There had been water marks in the living room stucco ceiling even before I moved in (about 3 months prior). Within a couple of days of this collapse, my roommates reported that two other rooms in the apartment were experiencing leaks. The landlord apparently knew that these leaks existed (a couple of us are quite new to the apartment) and had done nothing about them. I had heard tell that there had been some issues with the roof when the previous tenants were there, but it seems that the modus operandi of this landlord was to do as little as possible in such circumstances.
All indications would suggest that the living room ceiling collapsing was also due to the obviously badly leaky roof. My landlady wanted to claim absurdities like: the ceiling collapsed because someone had drilled a hole to install a light fixture (this can't possibly be the reason, as the light fixture had been installed many months before the collapse). She started denying the wooden beams underneath the stucco were wet so forcefully and repeatedly, even before anyone suggested this, that it just had to make you wonder.
In the ensuing week they slapped on some sheet rock to cover the moldy, wet beams. I don't care to think about what's really under there or how long it will be before we see more rot or collapse. My landlady's dealings with me were clearly in bad faith. She had often, and absurdly, denied problems which I could plainly see with my own eyes. 'I don't see a water stain there' she answered when it was pointed out to her. Come on!
On the night of the collapse I filed a complaint with 311 and my landlady actually tried to stop me from doing so, which I think might even be illegal. A couple of days later, the landlady's psychotic daughter came by to visit the site of the disaster and ended up screaming at me in my own kitchen: apparently the ceiling collapsing is somehow my fault. As background: this building is filthy and decrepit in every way. The bathroom tiles were falling out, exposing swatches of years-old moldy gunk underneath. No one had taken a vacuum cleaner to the stairwell in years. There was simply NO maintenance of this building, period.
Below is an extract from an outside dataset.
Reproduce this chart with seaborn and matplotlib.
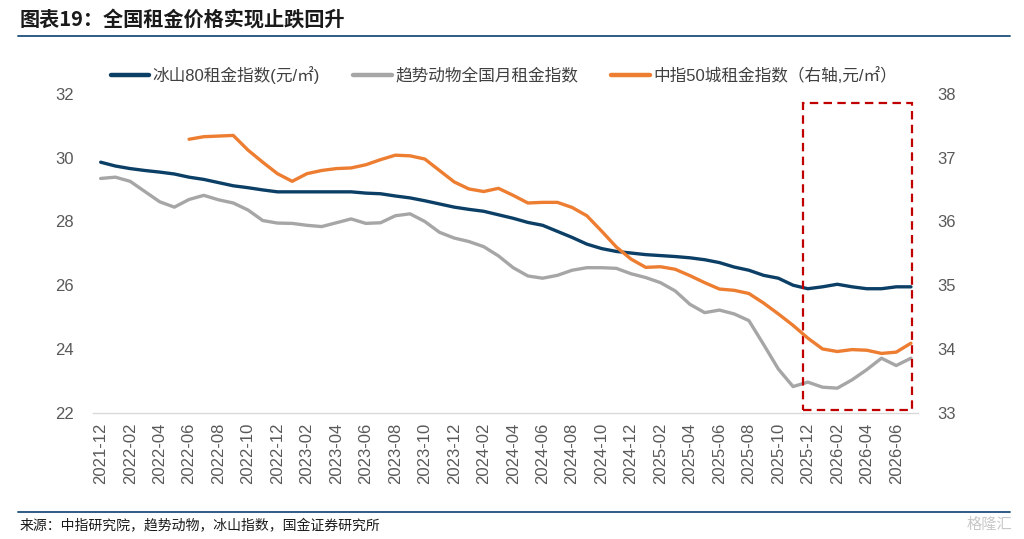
import numpy as np
import pandas as pd
import matplotlib
matplotlib.use("Agg")
import matplotlib.pyplot as plt
from matplotlib.patches import Rectangle
from matplotlib.lines import Line2D
import seaborn as sns

sns.set_theme(style="white")
plt.rcParams['font.family'] = ['Liberation Sans', 'Noto Sans CJK SC', 'DejaVu Sans']
plt.rcParams['axes.unicode_minus'] = False

# ---------------- data ----------------
months = pd.period_range("2021-12", "2026-07", freq="M").strftime("%Y-%m").tolist()

bingshan = [29.86, 29.74, 29.66, 29.60, 29.55, 29.49, 29.39, 29.32, 29.22, 29.12,
            29.06, 28.99, 28.93, 28.93, 28.93, 28.93, 28.93, 28.93, 28.89, 28.87,
            28.80, 28.74, 28.65, 28.55, 28.45, 28.38, 28.32, 28.21, 28.10, 27.97,
            27.88, 27.69, 27.50, 27.29, 27.15, 27.06, 27.01, 26.96, 26.93, 26.90,
            26.86, 26.80, 26.71, 26.57, 26.47, 26.31, 26.22, 26.00, 25.89, 25.95,
            26.03, 25.95, 25.89, 25.89, 25.95, 25.95]

qushi = [29.35, 29.39, 29.26, 28.94, 28.62, 28.45, 28.69, 28.82, 28.68, 28.58,
         28.36, 28.03, 27.95, 27.94, 27.88, 27.84, 27.96, 28.08, 27.94, 27.96,
         28.18, 28.24, 28.00, 27.66, 27.48, 27.37, 27.21, 26.92, 26.55, 26.29,
         26.22, 26.31, 26.47, 26.55, 26.55, 26.53, 26.36, 26.24, 26.08, 25.82,
         25.40, 25.14, 25.22, 25.10, 24.89, 24.14, 23.37, 22.82, 22.96, 22.80,
         22.77, 23.03, 23.35, 23.71, 23.48, 23.71]

zhongzhi = [np.nan] * 6 + [
            37.29, 37.33, 37.34, 37.35, 37.12, 36.93, 36.75, 36.63, 36.75, 36.80,
            36.83, 36.84, 36.89, 36.97, 37.04, 37.03, 36.98, 36.80, 36.62, 36.51,
            36.47, 36.52, 36.41, 36.29, 36.30, 36.30, 36.22, 36.09, 35.85, 35.60,
            35.41, 35.28, 35.29, 35.25, 35.15, 35.04, 34.94, 34.92, 34.87, 34.72,
            34.55, 34.37, 34.17, 34.00, 33.96, 33.99, 33.98, 33.93, 33.95, 34.09]

labels = ["冰山80租金指数(元/㎡)", "趋势动物全国月租金指数", "中指50城租金指数（右轴,元/㎡）"]
colors = ["#0B3F66", "#A6A6A6", "#ED7D31"]

df = pd.DataFrame({"month": months, "bingshan": bingshan, "qushi": qushi, "zhongzhi": zhongzhi})
df["idx"] = np.arange(len(df))

# ---------------- figure ----------------
W, H = 1024, 539
fig = plt.figure(figsize=(W / 100, H / 100), dpi=100)
fig.patch.set_facecolor("white")

left, right = 93.3 / W, 918.3 / W
bottom, top = 1 - 412.7 / H, 1 - 94 / H
ax = fig.add_axes([left, bottom, right - left, top - bottom])
ax2 = ax.twinx()

lw = 2.4
sns.lineplot(data=df, x="idx", y="bingshan", ax=ax, color=colors[0], lw=lw, zorder=3)
sns.lineplot(data=df, x="idx", y="qushi", ax=ax, color=colors[1], lw=lw, zorder=2)
sns.lineplot(data=df.dropna(), x="idx", y="zhongzhi", ax=ax2, color=colors[2], lw=lw, zorder=3)

ax.set_xlim(-0.5, len(df) - 0.5)
ax.set_ylim(22, 32)
ax2.set_ylim(33, 38)
ax.set_yticks(np.arange(22, 33, 2))
ax2.set_yticks(np.arange(33, 39, 1))

ax.set_xticks(np.arange(0, len(df), 2))
ax.set_xticklabels(months[::2], rotation=90)
ax.set_xticks(np.arange(-0.5, len(df), 2), minor=True)
ax.tick_params(axis="x", which="major", length=0, pad=7, labelsize=12, labelcolor="#595959")
ax.tick_params(axis="x", which="minor", length=5, width=1, color="#D9D9D9", direction="out")
ax.tick_params(axis="y", length=0, pad=14, labelsize=12, labelcolor="#595959")
ax2.tick_params(axis="y", length=0, pad=14, labelsize=12, labelcolor="#595959")

for a in (ax, ax2):
    a.set_xlabel("")
    a.set_ylabel("")
    a.grid(False)
    for s in ("top", "left", "right"):
        a.spines[s].set_visible(False)
    a.spines["bottom"].set_color("#D9D9D9")
    a.spines["bottom"].set_linewidth(1)
    a.patch.set_alpha(0)
ax2.spines["bottom"].set_visible(False)

# red dashed highlight box
rect = Rectangle((47.65, 22.09), 7.4, 9.63, fill=False, ec="#C00000", lw=1.6,
                 ls=(0, (3.8, 2.4)), zorder=5, clip_on=False)
ax.add_patch(rect)

# legend
handles = [Line2D([0], [0], color=c, lw=3.2) for c in colors]
fig.legend(handles, labels, loc="center", bbox_to_anchor=(0.492, 1 - 75 / H), ncol=3,
           frameon=False, fontsize=12, handlelength=2.3, handletextpad=0.2,
           columnspacing=2.0, labelcolor="#404040")

# title, lines, source
fig.text(20 / W, 1 - 19 / H, "图表19：全国租金价格实现止跌回升", fontsize=14.5,
         fontweight="bold", style="italic", color="#1a1a1a", va="center", ha="left",
         family=["Noto Sans CJK SC", "DejaVu Sans"])
fig.add_artist(Line2D([18 / W, 1010 / W], [1 - 36 / H, 1 - 36 / H], color="#1F4E79", lw=1.3))
fig.add_artist(Line2D([18 / W, 1010 / W], [1 - 512 / H, 1 - 512 / H], color="#1F4E79", lw=1.3))
fig.text(20 / W, 1 - 526 / H, "来源：中指研究院，趋势动物，冰山指数，国金证券研究所", fontsize=10,
         color="#1a1a1a", va="center", ha="left", family=["Noto Sans CJK SC", "DejaVu Sans"])
fig.text(1012 / W, 1 - 524 / H, "格隆汇", fontsize=11, color="#C8C8C8", va="center", ha="right",
         family=["Noto Sans CJK SC", "DejaVu Sans"])

fig.savefig("out.png", dpi=100, facecolor="white")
I've witnessed the psychotic daughter screaming at my roommate for daring to suggest that the decrepit, sub-standard front door to the apartment be replaced because it can easily be broken into and constitutes a safety violation.
Within a couple of weeks of the incident I found myself another apartment and moved out as quickly as possible. Although they covered up the ceiling the same day that an inspector came by to issue a violation, I just didn't have faith that they would do anything but a cheap, shoddy job. There were more heavy rains during those two weeks when I still had to live there, and you bet that all I did was stand around staring at that ceiling. Shaking hands, sleepless nights, psychotic shouting episodes, workers with bloodshot eyes who would slur their words while they were 'repairing' the ceiling – I'm endlessly grateful to be out of that nightmare now. However, my roommates, who couldn't come up with the cash up front to move elsewhere, are still there. And the snows are coming, so I wonder how the roof will hold this winter."